The drought threatens to deter tourists from visiting the site, could curtail a lucrative white-water rafting industry in the gorge below the cataract and may see the power plants at Kariba shut down, worsening power cuts in both countries. Elephants at nearby game parks are dying of hunger, further damaging the tourism industry.
“Some of the tourism products that we boast of can be a thing of the past if climate change and global warming are not quickly addressed,” said Godfrey Koti, a spokesman for the Zimbabwe Tourism Authority.

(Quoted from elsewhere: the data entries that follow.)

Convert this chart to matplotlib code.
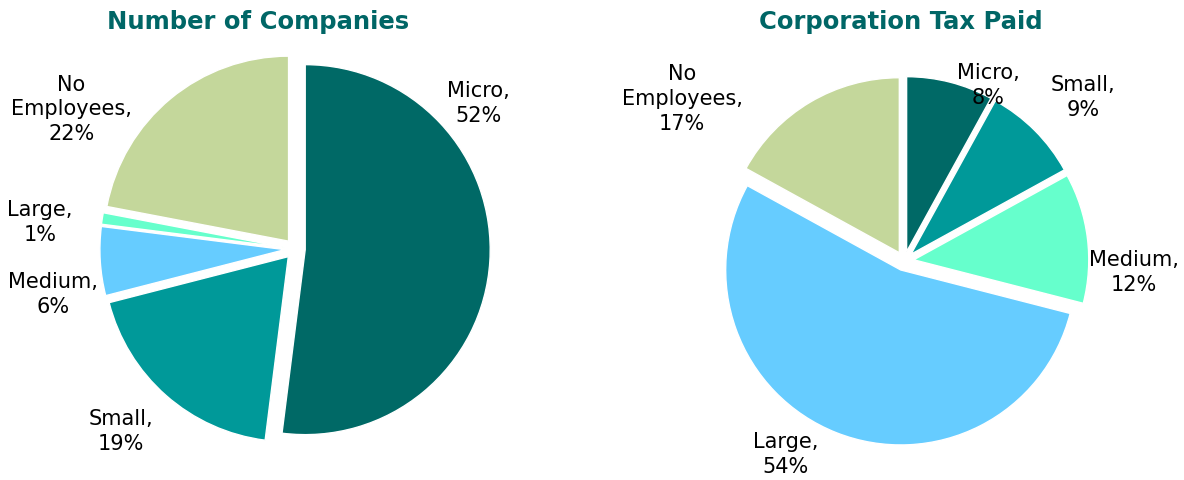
import matplotlib.pyplot as plt

categories = ['Micro', 'Small', 'Medium', 'Large', 'No\nEmployees']
companies_pct = [52, 19, 6, 1, 22]
tax_pct = [8, 9, 12, 54, 17]

colors_left = ['#006966', '#009999', '#66CCFF', '#66FFCC', '#C4D79B']
colors_right = ['#006966', '#009999', '#66FFCC', '#66CCFF', '#C4D79B']

# label spots (in pie radius units) picked to look like the excel layout
spots_left = [(0.99, 0.79), (-0.94, -0.98), (-1.31, -0.24), (-1.38, 0.15), (-1.21, 0.76)]
spots_right = [(0.48, 1.01), (1.02, 0.94), (1.31, -0.06), (-0.68, -1.10), (-1.27, 0.93)]

plt.rcParams['font.family'] = ['DejaVu Sans']
fig = plt.figure(figsize=(11.84, 4.81), dpi=100)

ax1 = fig.add_axes([0.0148, 0.0187, 0.4688, 0.9231])
ax2 = fig.add_axes([0.542, 0.0187, 0.4434, 0.8732])


def draw(ax, vals, colors, spots):
    ax.pie(vals, colors=colors, startangle=90, counterclock=False,
           explode=[0.055] * len(vals),
           wedgeprops=dict(edgecolor='white', linewidth=1.0))
    for c, v, (x, y) in zip(categories, vals, spots):
        ax.text(x, y, f'{c},\n{v}%', fontsize=15, ha='center', va='center',
                linespacing=1.3)
    ax.set_aspect('equal')
    ax.set_xlim(-1.5, 1.5)
    ax.set_ylim(-1.2, 1.2)


draw(ax1, companies_pct, colors_left, spots_left)
draw(ax2, tax_pct, colors_right, spots_right)

fig.text(0.218, 0.955, 'Number of Companies', fontsize=17.5, fontweight='bold',
         color='#006666', ha='center', va='center')
fig.text(0.761, 0.955, 'Corporation Tax Paid', fontsize=17.5, fontweight='bold',
         color='#006666', ha='center', va='center')

fig.savefig('out.png', dpi=100)
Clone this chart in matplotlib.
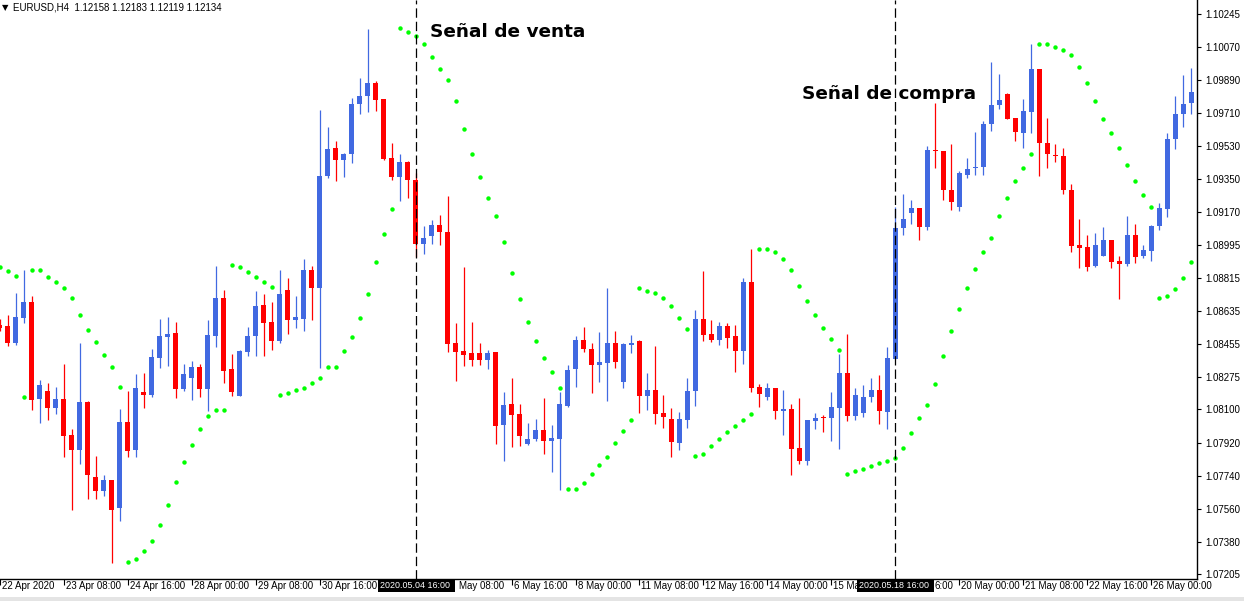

Key among Victoria Falls’ attractions is a rain-forest fed by the spray of the thundering waters. That spray gives Victoria Falls’ its local name — Mosi Oa Tunya — The Smoke That Thunders.
“Rafting activities and visits to the rain-forest have declined. There isn’t much that we can do except for us as an industry to promote awareness of climate change,” said Clement Mukwasi, president of the Employers Association for Tourism and Safari Operators.
The flow at the falls is volatile. The lowest on record is 99 cubic meters-per-second in October 1996 while the record is 6 172 cubic meters-per-second in April 1977, according to the authority. — Bloomberg.